Given task: Take the line containing "Clone this chart in Observable Plot." as the first line and the line containing "const stepYears = 1 / 12;" as the last, and output that span verbatim without any images.

Excerpted records:
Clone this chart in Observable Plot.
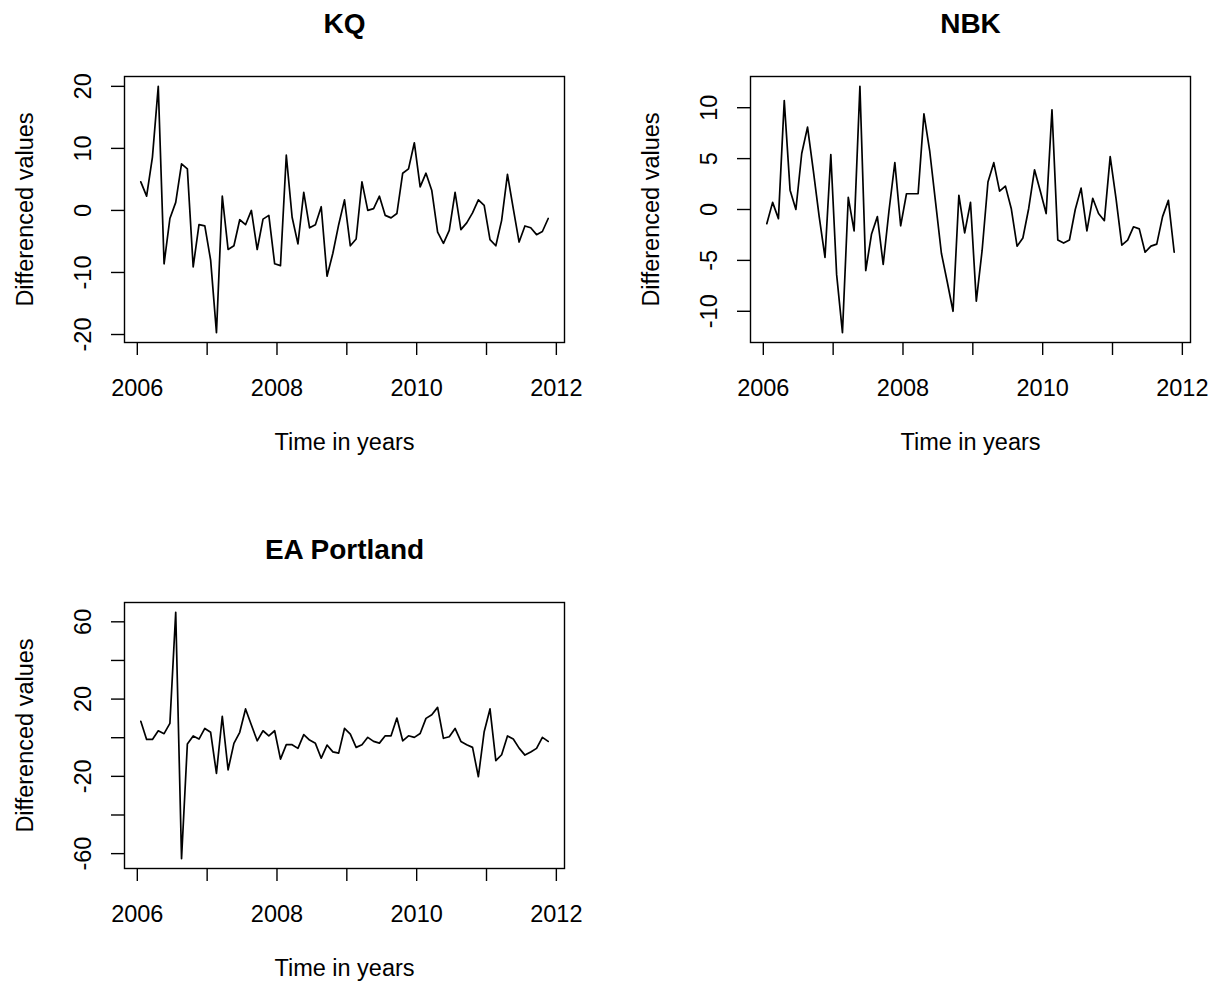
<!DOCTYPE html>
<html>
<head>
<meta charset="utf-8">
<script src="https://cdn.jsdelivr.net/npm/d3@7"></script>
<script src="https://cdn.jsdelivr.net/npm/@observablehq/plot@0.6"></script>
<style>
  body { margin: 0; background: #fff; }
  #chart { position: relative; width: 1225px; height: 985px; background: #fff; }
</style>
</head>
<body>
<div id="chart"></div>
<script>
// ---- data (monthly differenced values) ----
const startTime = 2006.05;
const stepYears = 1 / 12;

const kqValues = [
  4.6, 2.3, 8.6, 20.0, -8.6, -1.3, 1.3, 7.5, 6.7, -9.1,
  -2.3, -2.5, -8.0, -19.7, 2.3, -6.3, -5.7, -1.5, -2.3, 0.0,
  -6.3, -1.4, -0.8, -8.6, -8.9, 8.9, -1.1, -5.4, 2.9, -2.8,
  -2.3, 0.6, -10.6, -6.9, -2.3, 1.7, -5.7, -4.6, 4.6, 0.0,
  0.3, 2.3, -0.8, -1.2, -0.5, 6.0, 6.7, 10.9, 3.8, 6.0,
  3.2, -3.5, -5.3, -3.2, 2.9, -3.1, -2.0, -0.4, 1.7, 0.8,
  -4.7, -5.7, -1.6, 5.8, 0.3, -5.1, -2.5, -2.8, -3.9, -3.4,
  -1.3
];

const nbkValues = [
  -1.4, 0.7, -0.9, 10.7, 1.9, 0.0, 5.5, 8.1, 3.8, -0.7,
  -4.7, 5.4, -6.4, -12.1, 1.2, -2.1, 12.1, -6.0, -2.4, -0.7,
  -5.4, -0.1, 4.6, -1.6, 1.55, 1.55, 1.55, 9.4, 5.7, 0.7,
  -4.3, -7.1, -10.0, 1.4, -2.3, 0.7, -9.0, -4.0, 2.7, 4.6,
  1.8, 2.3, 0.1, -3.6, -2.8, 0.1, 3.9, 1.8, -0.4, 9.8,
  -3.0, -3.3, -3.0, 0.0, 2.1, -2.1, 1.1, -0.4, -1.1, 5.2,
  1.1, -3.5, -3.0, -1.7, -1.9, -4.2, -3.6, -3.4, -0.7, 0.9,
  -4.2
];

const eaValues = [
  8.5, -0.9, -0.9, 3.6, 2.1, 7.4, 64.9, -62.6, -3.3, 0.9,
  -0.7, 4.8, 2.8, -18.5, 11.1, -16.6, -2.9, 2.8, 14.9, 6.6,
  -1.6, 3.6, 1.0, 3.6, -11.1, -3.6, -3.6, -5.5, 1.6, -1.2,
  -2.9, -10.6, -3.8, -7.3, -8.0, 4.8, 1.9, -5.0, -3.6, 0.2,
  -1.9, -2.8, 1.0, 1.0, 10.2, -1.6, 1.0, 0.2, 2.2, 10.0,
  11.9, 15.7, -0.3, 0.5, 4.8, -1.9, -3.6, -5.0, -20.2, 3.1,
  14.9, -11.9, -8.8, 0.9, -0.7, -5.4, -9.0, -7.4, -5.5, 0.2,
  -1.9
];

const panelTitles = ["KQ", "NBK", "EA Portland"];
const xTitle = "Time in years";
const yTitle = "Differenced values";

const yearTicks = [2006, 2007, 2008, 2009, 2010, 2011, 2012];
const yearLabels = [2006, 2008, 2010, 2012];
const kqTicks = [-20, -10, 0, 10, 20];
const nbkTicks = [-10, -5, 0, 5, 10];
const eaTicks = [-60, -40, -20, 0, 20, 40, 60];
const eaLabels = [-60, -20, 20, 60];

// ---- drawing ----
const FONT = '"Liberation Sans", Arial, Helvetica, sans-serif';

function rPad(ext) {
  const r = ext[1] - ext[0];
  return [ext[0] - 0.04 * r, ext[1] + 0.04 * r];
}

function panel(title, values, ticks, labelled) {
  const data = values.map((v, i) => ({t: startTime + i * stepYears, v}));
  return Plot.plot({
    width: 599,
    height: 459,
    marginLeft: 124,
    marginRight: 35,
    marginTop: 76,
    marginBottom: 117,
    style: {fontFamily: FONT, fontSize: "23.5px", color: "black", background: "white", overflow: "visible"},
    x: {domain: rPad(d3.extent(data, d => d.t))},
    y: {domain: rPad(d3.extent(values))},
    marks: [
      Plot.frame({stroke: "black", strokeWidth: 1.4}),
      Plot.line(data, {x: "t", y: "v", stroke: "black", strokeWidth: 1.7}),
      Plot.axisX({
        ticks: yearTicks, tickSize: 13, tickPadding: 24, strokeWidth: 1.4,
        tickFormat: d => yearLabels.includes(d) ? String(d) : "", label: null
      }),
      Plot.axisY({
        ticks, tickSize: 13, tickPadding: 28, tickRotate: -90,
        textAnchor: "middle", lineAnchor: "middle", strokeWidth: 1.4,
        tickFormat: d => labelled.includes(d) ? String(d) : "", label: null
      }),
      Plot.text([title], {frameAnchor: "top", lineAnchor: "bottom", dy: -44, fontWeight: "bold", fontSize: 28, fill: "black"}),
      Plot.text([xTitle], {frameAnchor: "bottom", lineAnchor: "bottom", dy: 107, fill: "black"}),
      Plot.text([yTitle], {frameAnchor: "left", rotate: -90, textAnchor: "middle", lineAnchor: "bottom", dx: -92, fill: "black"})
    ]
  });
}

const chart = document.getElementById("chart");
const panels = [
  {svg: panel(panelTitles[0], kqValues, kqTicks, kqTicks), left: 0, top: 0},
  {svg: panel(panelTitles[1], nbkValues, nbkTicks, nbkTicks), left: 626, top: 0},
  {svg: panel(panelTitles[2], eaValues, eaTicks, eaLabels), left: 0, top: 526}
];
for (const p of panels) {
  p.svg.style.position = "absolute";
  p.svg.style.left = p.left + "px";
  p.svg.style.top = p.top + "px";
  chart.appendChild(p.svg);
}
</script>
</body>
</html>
---
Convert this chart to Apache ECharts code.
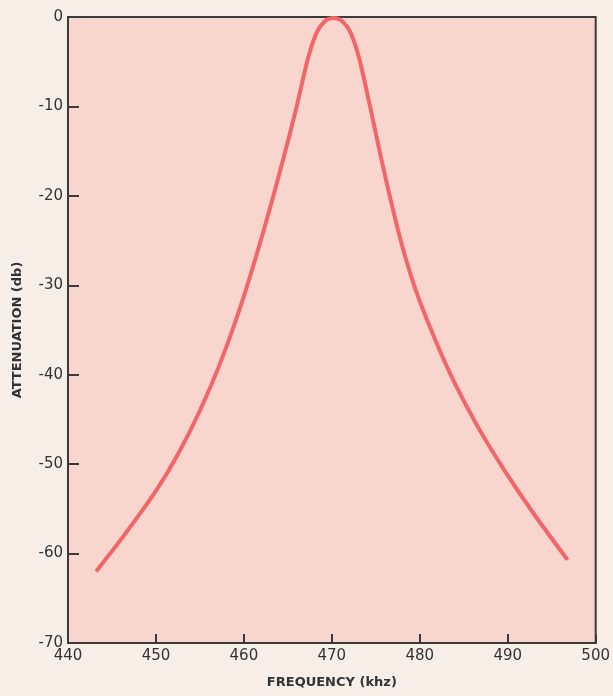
--
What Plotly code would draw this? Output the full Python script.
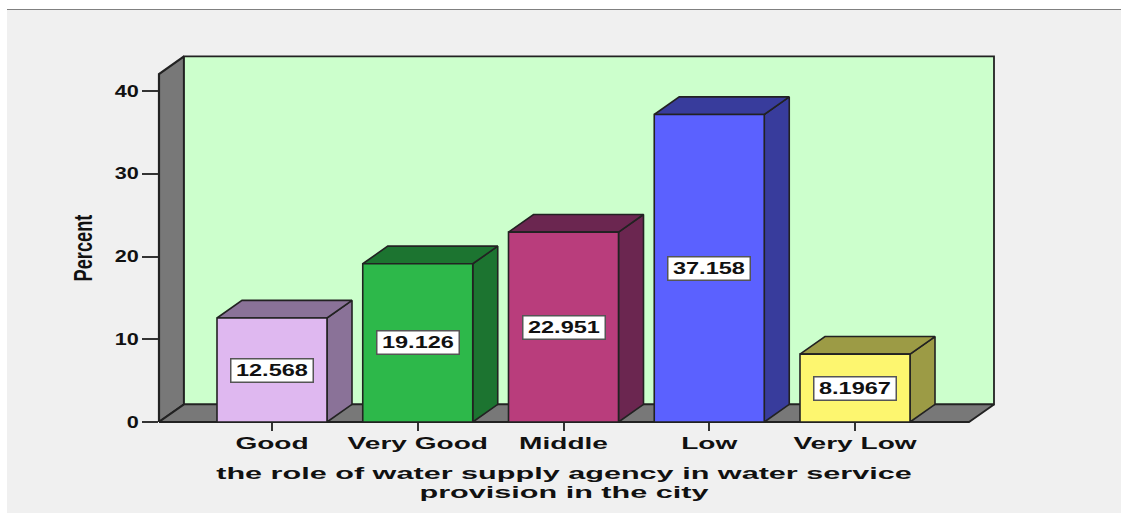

Answer to this problem:
Clone this chart in Observable Plot.
<!DOCTYPE html>
<html>
<head>
<meta charset="utf-8">
<script src="https://cdn.jsdelivr.net/npm/d3@7"></script>
<script src="https://cdn.jsdelivr.net/npm/@observablehq/plot@0.6"></script>
<style>
  body { margin: 0; background: #fff; }
  #chart { position: relative; width: 1225px; height: 985px; background: #fff; }
</style>
</head>
<body>
<div id="chart"></div>
<script>
// ---- data (monthly differenced values) ----
const startTime = 2006.05;
const stepYears = 1 / 12;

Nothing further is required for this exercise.